WINtA is a brand new freemium game for the iPhone that lets you tap along to the beat, trying your best to stay in time and be as accurate as possible. During a song, shapes will begin to glow and fill up white. As soon as a shape is totally filled you’ll tap it, and the closer you are the better you’ll score. It’s pretty standard for rhythm games. If you’ve played any in the last few years, what you’ll see here should be instantly recognizable.
The freemium model means it’s free to download and play, and if you’d like you can add more content by downloading it in-game. The idea is that it’s more than a demo, and in theory could stand on its own as a game. They hope you’ll like it so much you’ll want more and will be willing to pay for it.
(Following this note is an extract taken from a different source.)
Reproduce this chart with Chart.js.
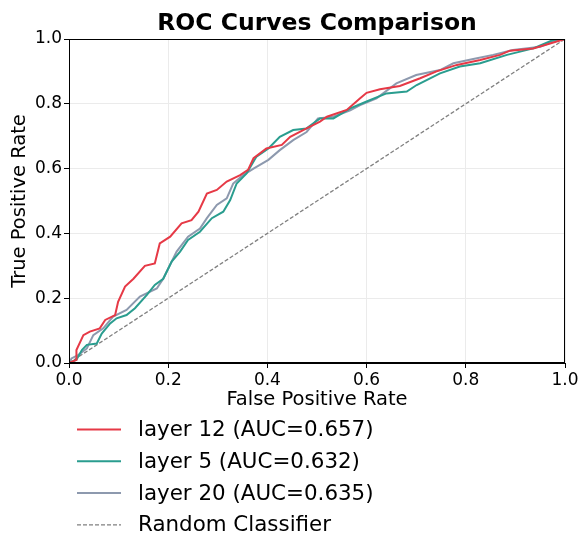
<!DOCTYPE html>
<html>
<head>
<meta charset="utf-8">
<script src="https://cdn.jsdelivr.net/npm/chart.js@4.4.0/dist/chart.umd.min.js"></script>
<style>
  html, body { margin: 0; padding: 0; background: #fff; }
  #wrap { width: 581px; height: 533px; }
</style>
</head>
<body>
<div id="wrap"><canvas id="rocChart" width="581" height="533"></canvas></div>
<script>
// Datos (curvas ROC)
const fprL12 = [0, 0.015, 0.015, 0.029, 0.042, 0.062, 0.073, 0.093, 0.099, 0.113, 0.13, 0.153, 0.173, 0.183, 0.204, 0.227, 0.247, 0.261, 0.278, 0.298, 0.318, 0.345, 0.361, 0.372, 0.398, 0.429, 0.446, 0.479, 0.506, 0.52, 0.56, 0.587, 0.60, 0.627, 0.667, 0.708, 0.741, 0.782, 0.829, 0.869, 0.889, 0.936, 0.97, 1.0];
const tprL12 = [0, 0.01, 0.04, 0.086, 0.097, 0.107, 0.133, 0.148, 0.189, 0.236, 0.26, 0.30, 0.307, 0.369, 0.39, 0.431, 0.441, 0.467, 0.523, 0.534, 0.56, 0.58, 0.596, 0.632, 0.662, 0.673, 0.698, 0.724, 0.745, 0.76, 0.781, 0.817, 0.834, 0.845, 0.855, 0.879, 0.90, 0.92, 0.935, 0.951, 0.964, 0.971, 0.986, 1.0];

const fprL5 = [0, 0.015, 0.026, 0.036, 0.056, 0.066, 0.083, 0.096, 0.116, 0.133, 0.157, 0.173, 0.19, 0.207, 0.224, 0.24, 0.264, 0.288, 0.311, 0.325, 0.338, 0.358, 0.378, 0.402, 0.425, 0.452, 0.479, 0.506, 0.533, 0.567, 0.60, 0.64, 0.681, 0.701, 0.748, 0.788, 0.829, 0.883, 0.936, 0.976, 1.0];
const tprL5 = [0, 0.01, 0.04, 0.056, 0.06, 0.091, 0.122, 0.138, 0.148, 0.169, 0.21, 0.241, 0.26, 0.313, 0.344, 0.38, 0.405, 0.447, 0.467, 0.503, 0.554, 0.585, 0.637, 0.662, 0.698, 0.719, 0.724, 0.755, 0.755, 0.786, 0.807, 0.832, 0.838, 0.858, 0.894, 0.915, 0.925, 0.951, 0.971, 0.997, 1.0];

const fprL20 = [0, 0.005, 0.019, 0.036, 0.049, 0.069, 0.089, 0.116, 0.143, 0.177, 0.19, 0.217, 0.24, 0.264, 0.278, 0.298, 0.318, 0.331, 0.351, 0.372, 0.402, 0.425, 0.452, 0.479, 0.502, 0.533, 0.567, 0.587, 0.62, 0.66, 0.70, 0.748, 0.775, 0.815, 0.855, 0.895, 0.95, 0.976, 1.0];
const tprL20 = [0, 0.014, 0.025, 0.045, 0.086, 0.107, 0.143, 0.164, 0.205, 0.23, 0.26, 0.344, 0.39, 0.415, 0.447, 0.488, 0.508, 0.554, 0.58, 0.60, 0.627, 0.657, 0.688, 0.713, 0.755, 0.76, 0.78, 0.796, 0.817, 0.863, 0.889, 0.904, 0.925, 0.938, 0.951, 0.966, 0.976, 0.992, 1.0];

const fprRandom = [0, 1];
const tprRandom = [0, 1];

const seriesLabels = ['layer 12 (AUC=0.657)', 'layer 5 (AUC=0.632)', 'layer 20 (AUC=0.635)', 'Random Classifier'];
const tickValues = [0, 0.2, 0.4, 0.6, 0.8, 1.0];

const FONT = "'DejaVu Sans', sans-serif";

function toPoints(xs, ys) {
    return xs.map((x, i) => ({ x: x, y: ys[i] }));
}

// Borde superior/derecho, título y leyenda a mano
const extrasPlugin = {
    id: 'extras',
    afterDraw(chart) {
        const ctx = chart.ctx;
        const a = chart.chartArea;
        ctx.save();
        ctx.strokeStyle = '#000';
        ctx.lineWidth = 1;
        ctx.strokeRect(a.left + 0.5, a.top + 0.5, a.right - a.left - 1, a.bottom - a.top - 1);

        ctx.fillStyle = '#000';
        ctx.font = 'bold 23.5px ' + FONT;
        ctx.textAlign = 'center';
        ctx.textBaseline = 'middle';
        ctx.fillText('ROC Curves Comparison', (a.left + a.right) / 2, 24);

        ctx.textAlign = 'left';
        ctx.font = '21.4px ' + FONT;
        chart.data.datasets.forEach((ds, i) => {
            const y = 429.5 + i * 31.8;
            ctx.beginPath();
            ctx.strokeStyle = ds.borderColor;
            ctx.lineWidth = ds.borderWidth;
            ctx.setLineDash(ds.borderDash || []);
            ctx.moveTo(77, y);
            ctx.lineTo(121, y);
            ctx.stroke();
            ctx.setLineDash([]);
            ctx.fillStyle = '#000';
            ctx.fillText(ds.label, 138, y + 1);
        });
        ctx.restore();
    }
};

Chart.defaults.color = '#000';
Chart.defaults.font.family = FONT;

new Chart(document.getElementById('rocChart').getContext('2d'), {
    type: 'line',
    data: {
        datasets: [
            { label: seriesLabels[0], data: toPoints(fprL12, tprL12), borderColor: '#E63946', borderWidth: 2 },
            { label: seriesLabels[1], data: toPoints(fprL5, tprL5), borderColor: '#2A9D8F', borderWidth: 2 },
            { label: seriesLabels[2], data: toPoints(fprL20, tprL20), borderColor: '#8D99AE', borderWidth: 2 },
            { label: seriesLabels[3], data: toPoints(fprRandom, tprRandom), borderColor: '#808080', borderWidth: 1.3, borderDash: [4, 2] }
        ]
    },
    options: {
        responsive: false,
        animation: false,
        layout: { padding: { top: 39, right: 16, bottom: 118, left: 0 } },
        elements: { point: { radius: 0 }, line: { tension: 0, fill: false } },
        plugins: {
            legend: { display: false },
            title: { display: false },
            tooltip: { enabled: false }
        },
        scales: {
            x: {
                type: 'linear',
                min: 0,
                max: 1,
                afterFit: function(scale) { scale.height = 52; },
                afterBuildTicks: function(scale) { scale.ticks = tickValues.map(v => ({ value: v })); },
                ticks: { font: { size: 17 }, padding: 2, callback: v => v.toFixed(1) },
                grid: { color: '#ebebeb', tickColor: '#000', tickLength: 5 },
                border: { color: '#000', width: 1 },
                title: { display: true, text: 'False Positive Rate', font: { size: 19.5 }, padding: { top: 0, bottom: 3 } }
            },
            y: {
                min: 0,
                max: 1,
                afterFit: function(scale) { scale.width = 69; },
                afterBuildTicks: function(scale) { scale.ticks = tickValues.map(v => ({ value: v })); },
                ticks: { font: { size: 17 }, padding: 2, callback: v => v.toFixed(1) },
                grid: { color: '#ebebeb', tickColor: '#000', tickLength: 5 },
                border: { color: '#000', width: 1 },
                title: { display: true, text: 'True Positive Rate', font: { size: 19.5 }, padding: { top: 8, bottom: 0 } }
            }
        }
    },
    plugins: [extrasPlugin]
});
</script>
</body>
</html>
This worked to great effect in games like Piczle Lines or Gun Bros.
There’s a problem here, though. The game only comes with two songs for free, and one of them is the tutorial and lasts about 40 seconds. So there’s really only one song to play, and if you want more, you go through the in-app store and can purchase them for .99 cents each. Not a ton of cash by any stretch, but to be honest, even if it’s just a demo I would expect more to be included than what is. We picked up the additional songs available at launch to get a accurate idea of what the game is really about.
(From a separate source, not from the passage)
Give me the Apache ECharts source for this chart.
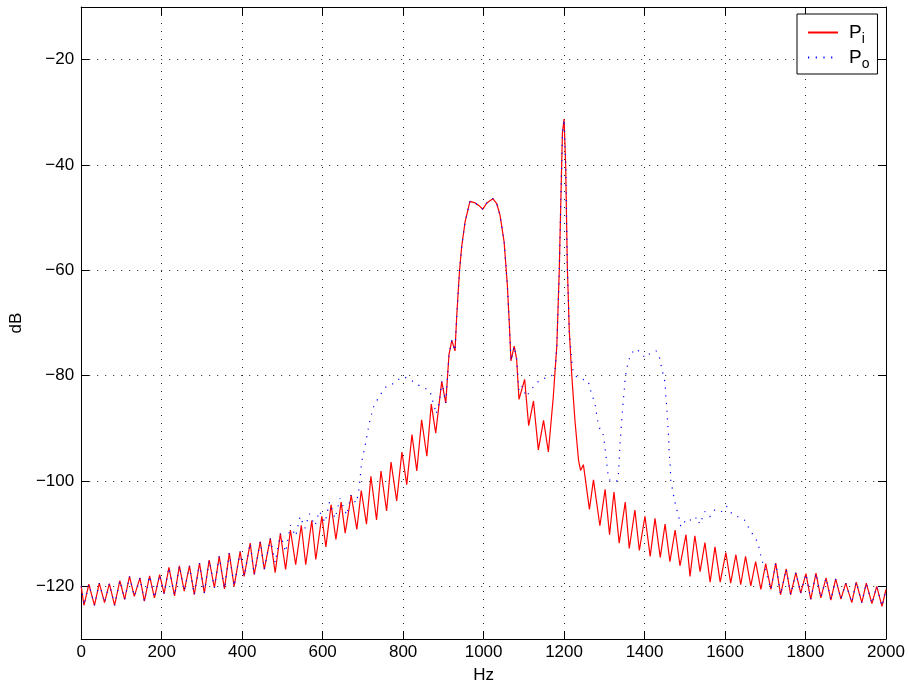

Sadly the most unique aspect of WINtA is also its biggest problem. Each song has a totally different graphical look, right down to the things you’re supposed to tap. While a great idea on paper, the issue is that there’s no standard to set your mind into, which makes playing accurately nearly impossible until you play each song a few times and figure out what to expect.
So while you’re tapping blocks in one song, in the next it’s spinning stars or a chain of discs moving across the screen. To throw even more of a monkey wrench into the proceedings, one of the songs had the things you supposed to tap also flash sometimes for no reason. This made the experience even harder to play, but not in a fair way.
I’ve spent a good chunk of this review on negatives, and it probably makes it sound like I disliked WINtA more than I really did. I think I was just disappointed as to what it could have been. It’s not terrible, it’s just that it’s not much above average.
Some of the songs had a look that was easy and fun to play along to, and some were just far too confusing to grasp what was going on. It’s definitely worth picking up as a free game, and if you enjoy it, great! If you want an additional song, we’d whole-heartedly recommend dropping your 99 cents on “Am I Crazy” a band called Little Fish.